The team started with five schools in 2011 and then garnered support from various large enterprises like Transpek Industries Ltd., Adani Foundation, Excel Crop Care Ltd., and others individual donors to scale up the project.
This year they also started the project with Rotary International, Rotary District 3051 and 3060 to spread the Learning Delight project in nine districts covering upto 4,400 schools.
“We had challenged ourselves; if they can’t understand the software in the first 15 minutes then we are not doing it right,” says Harshal.
Focus on aiding the teacher
Today, several other organisations, like Hippocampus started by ex-Infosys employees, and Aspada-backed Xamcheck, are focussed on transforming the way education is conducted in schools. There also is vChalk Education, which enables school teachers to deliver and monitor effective catch-up classes in primary-level English and math using interactive activities.

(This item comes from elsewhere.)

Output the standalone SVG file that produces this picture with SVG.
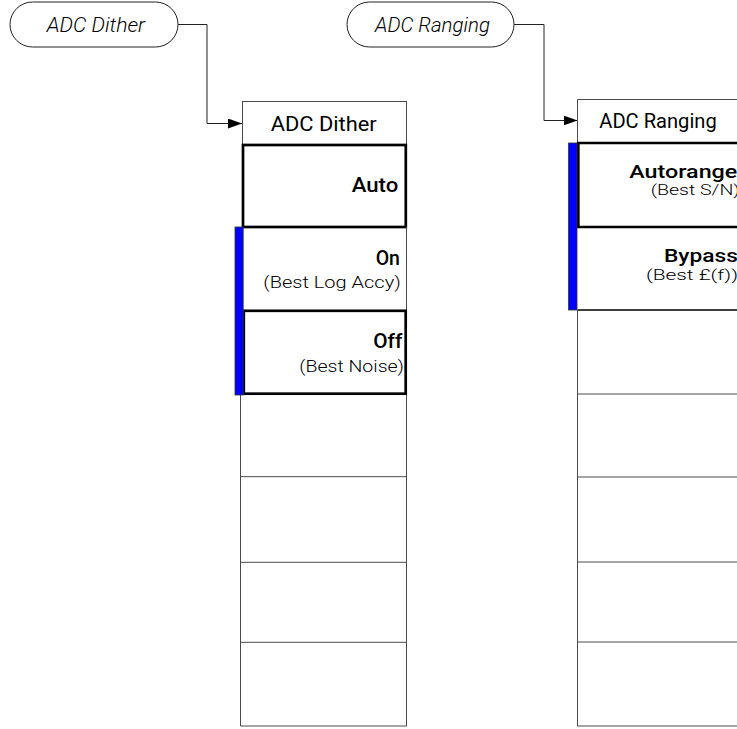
<svg xmlns="http://www.w3.org/2000/svg" width="737" height="729" viewBox="0 0 737 729">
<defs>
<style>
.thin{fill:none;stroke:#4a4a4a;stroke-width:1}
.thick{fill:none;stroke:#000;stroke-width:2.7}
.blue{fill:#0000ff;stroke:#333;stroke-width:0.8}
.oval{fill:#fff;stroke:#222;stroke-width:1}
.conn{fill:none;stroke:#222;stroke-width:1}
.hdr{font-family:Roboto,"Liberation Sans",sans-serif;font-size:21px;fill:#000}
.key{font-family:Roboto,"Liberation Sans",sans-serif;font-size:20px;font-weight:500;fill:#000}
.sub{font-family:Roboto,"Liberation Sans",sans-serif;font-size:17px;font-weight:300;fill:#000}
.keyr{font-family:Roboto,"Liberation Sans",sans-serif;font-size:18px;font-weight:500;fill:#000}
.subr{font-family:Roboto,"Liberation Sans",sans-serif;font-size:15px;font-weight:300;fill:#000}
.ovt{font-family:Roboto,"Liberation Sans",sans-serif;font-size:20px;font-style:italic;font-weight:300;fill:#000}
</style>
<marker id="arr" markerWidth="14" markerHeight="10" refX="14" refY="5" orient="auto" markerUnits="userSpaceOnUse">
<path d="M0,0 L14,5 L0,10 Z" fill="#000"/>
</marker>
</defs>
<rect width="737" height="729" fill="#fff"/>

<g id="connectors">
<path class="conn" d="M178,24.5 H207 V123.5 H242" marker-end="url(#arr)"/>
<path class="conn" d="M514,24.5 H544 V120.5 H577.5" marker-end="url(#arr)"/>
</g>

<g id="oval-adc-dither">
<rect class="oval" x="10" y="2" width="168" height="45" rx="22.5"/>
<text class="ovt" x="46.7" y="31.7" textLength="98.3" lengthAdjust="spacingAndGlyphs">ADC Dither</text>
</g>

<g id="oval-adc-ranging">
<rect class="oval" x="347" y="2" width="167" height="45" rx="22.5"/>
<text class="ovt" x="375" y="31.7" textLength="115" lengthAdjust="spacingAndGlyphs">ADC Ranging</text>
</g>

<g id="menu-adc-dither">
<g id="dither-header">
<rect class="thin" x="242.5" y="101.5" width="164" height="43"/>
<text class="hdr" x="270.7" y="131" textLength="106" lengthAdjust="spacingAndGlyphs">ADC Dither</text>
</g>
<g id="dither-auto">
<rect class="thick" x="243" y="145" width="162.8" height="82"/>
<text class="key" x="351.7" y="192.3" textLength="46.6" lengthAdjust="spacingAndGlyphs">Auto</text>
</g>
<g id="dither-on">
<line class="thin" x1="406.5" y1="227" x2="406.5" y2="311"/>
<text class="key" x="375.7" y="265" textLength="24.3" lengthAdjust="spacingAndGlyphs">On</text>
<text class="sub" x="263.3" y="288" textLength="137.4" lengthAdjust="spacingAndGlyphs">(Best Log Accy)</text>
</g>
<g id="dither-off">
<rect class="thick" x="243.8" y="310.8" width="161.9" height="82.9"/>
<text class="key" x="373.3" y="348.3" textLength="29" lengthAdjust="spacingAndGlyphs">Off</text>
<text class="sub" x="299.3" y="371.5" textLength="104.7" lengthAdjust="spacingAndGlyphs">(Best Noise)</text>
</g>
<rect class="blue" x="235" y="227" width="8.2" height="168"/>
<g id="dither-empty">
<path class="thin" d="M240.5,395 V726 H406.5 V395 M240.5,476.7 H406.5 M240.5,562.3 H406.5 M240.5,642.3 H406.5"/>
</g>
</g>

<g id="menu-adc-ranging">
<g id="ranging-header">
<path class="thin" d="M577.5,143 V99.5 H740"/>
<text class="hdr" x="599.3" y="127.5" textLength="117.4" lengthAdjust="spacingAndGlyphs">ADC Ranging</text>
</g>
<g id="ranging-autorange">
<path class="thick" d="M740,143 H578.3 V227 H740"/>
<text class="keyr" x="629.3" y="178" textLength="108" lengthAdjust="spacingAndGlyphs">Autorange</text>
<text class="subr" x="650.7" y="195" textLength="89" lengthAdjust="spacingAndGlyphs">(Best S/N)</text>
</g>
<g id="ranging-bypass">
<line x1="577.5" y1="310" x2="740" y2="310" stroke="#000" stroke-width="1.5"/>
<text class="keyr" x="664" y="262" textLength="74" lengthAdjust="spacingAndGlyphs">Bypass</text>
<text class="subr" x="646" y="280" textLength="92" lengthAdjust="spacingAndGlyphs">(Best £(f))</text>
</g>
<rect class="blue" x="568.5" y="143" width="8.5" height="167"/>
<g id="ranging-empty">
<path class="thin" d="M577.5,310 V726 H740 M577.5,394 H740 M577.5,477 H740 M577.5,562 H740 M577.5,642 H740"/>
</g>
</g>
</svg>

Learning Delight selects schools with government-run Computer Aided Learning programme, and installs the software in those schools. During installation, they train teachers on how to operate the software.
The software is designed to address current gaps in the rural education sector, such as language barrier. Harshal says it is a simple technology that enables wider and faster adoption, and since it is a teacher-aiding tool that replicates their current teaching methods, it makes it easy for teachers to use it, without deviating too much from their current teaching methodology.
“We have a team of 30 including animators, programmers and people on the ground who provide maintenance support,” says Harshal. In 2014, his wife, Parinita, joined in as the VP, Marketing.
Gujarat alone has approximately 32,000 rural and semi-rural schools in the State. The team believes that there is ample ground to cover next year and plans to extend their reach to neighbouring States over the next year.
“Our ultimate goal, of course, remains to empower each and every rural school in India with the Learning Delight software and support the government’s initiative to digitise rural schools all over the country,” says Harshal.